Well over a decade ago, I didn't understand why Lowe's Cos. started its in-your-face competition with The Home Depot--literally building across the street from the big orange behemoth in market after market.
At the time it seemed risky, expensive, and destined to fail. Home Depot was marching into new markets at blitzkrieg speed, obliterating or absorbing local lumber yards, hardware stores, and nurseries in its path. What was this bold, yappy little competitor doing challenging its invasion?
Shows what I know. It turns out that--as is the case with fast food giants Burger King and McDonald's, which are also often neighbors--there was plenty of market to share. During the boom years, both companies continued their cross-country and--in Home Depot's case--cross-continental market grab.
But now, with a slowdown in the new-home market as well as the general economy, both companies recently reported decreases in sales and earnings. Home Depot's first quarter sales shrunk 3.4% year-over-year. Lowe's reported a 1.3% decline in its first quarter compared to '07.
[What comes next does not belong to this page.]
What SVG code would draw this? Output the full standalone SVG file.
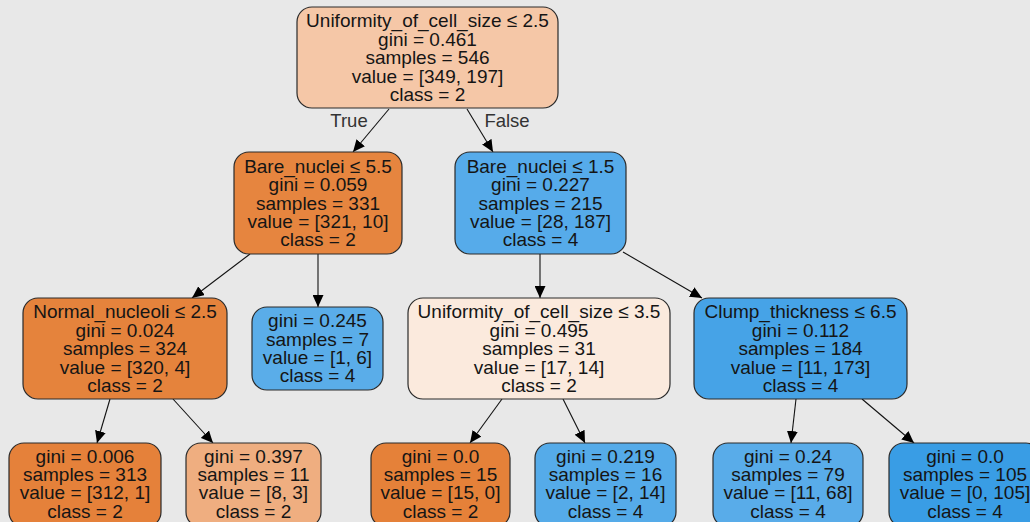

Both companies reported comparable store sales declines, at 6.5% for The Depot and 8.4% for Lowe's. Home Depot even announced it was closing 15 stores and pulling 50 out of its future growth pipeline.
Despite those numbers, the ever-plucky Lowe's sees opportunity in the slowdown. "In an environment where the market is shrinking, our goal remains to get a bigger share of the pie," said chairman and CEO Robert A. Niblock. "We continued to capture market share in the first quarter." Niblock happily reported that an independent source had verified a 70 basis point jump in Lowe's total store unit market share.
Lowe's reputedly better service has put enough of a hurt on Home Depot to cause that company to beef up its sales force with more experienced personnel, adding more than 2,500 "master trade specialists" to its stores. It is also starting to incentivize hourly employees based on store performance.
As a regular at both stores, I can't say I've noticed much of a difference in the quantity of indifference over at Home Depot. And at Lowe's the other day, the paint guy ignored me for five minutes before I barred his exit from the paint mixing area, forcing him to listen to my question. His answer, of course, was wrong.
I do, however, now better understand why the co-location thing works for the two companies. Probably 50% of the time, I end up going to both stores for one project. Sometimes it's because one store doesn't exactly have what I want or need. Other times, on larger purchases, I comparison shop both stores. Neither one consistently wins my business. On the other hand, I usually buy something I didn't intend to at each store, thus enriching them each equally--and more than if I'd only visited one.
While both companies say they are working to improve customer service for people like me, I think Home Depot is still missing out on improving service to a sizeable chunk of its business: commercial customers.
I've heard tales of contractors and subcontractors waiting a dozen deep to get service in the early morning at Home Depot, and those guys don't have the time to shop both places daily. But one day, they're going to get fed up and go to the new Lowe's across the street or maybe even some local lumber yard smart enough to treat them like the valuable customers they are.
Just by virtue of its DNA, Lowe's might have the advantage here. The Home Depot was really devised as a Walmart of sorts for homeowners, while Lowe's has its roots as a hardware store and contractor supplier.
Since Home Depot sold off its HD Supply arm last year, it has emphasized a couple of initiatives for what it calls its "pro customers," including a "bid room" available at all its stores that offers quotes on large orders--usually within 24 hours. The purpose is to leverage the company's buying power to get better prices for commercial customers. The company also offers to deliver large orders directly to the job site.
Whatever Lowe's is doing for its professional customers seems to be working. The company reported in its annual report that comparable store sales and sales growth in its business customer sales category outpaced the company average.
"Our efforts to build relationships and serve the needs of repair/remodelers, property maintenance professionals, and professional tradespeople continue to drive results," the report said. "We feel that our continued focus on the categories of this initiative that have the greatest opportunity will produce growth."
In a considerably challenged business environment, I'd think the smart home improvement big box store would be looking to gain market share everywhere. And commercial customers are going to buy more than the window-washing gadget I bonded with while waiting out the paint guy at Lowe's.
Hmm, maybe that slow customer service thing IS an effective business strategy after all.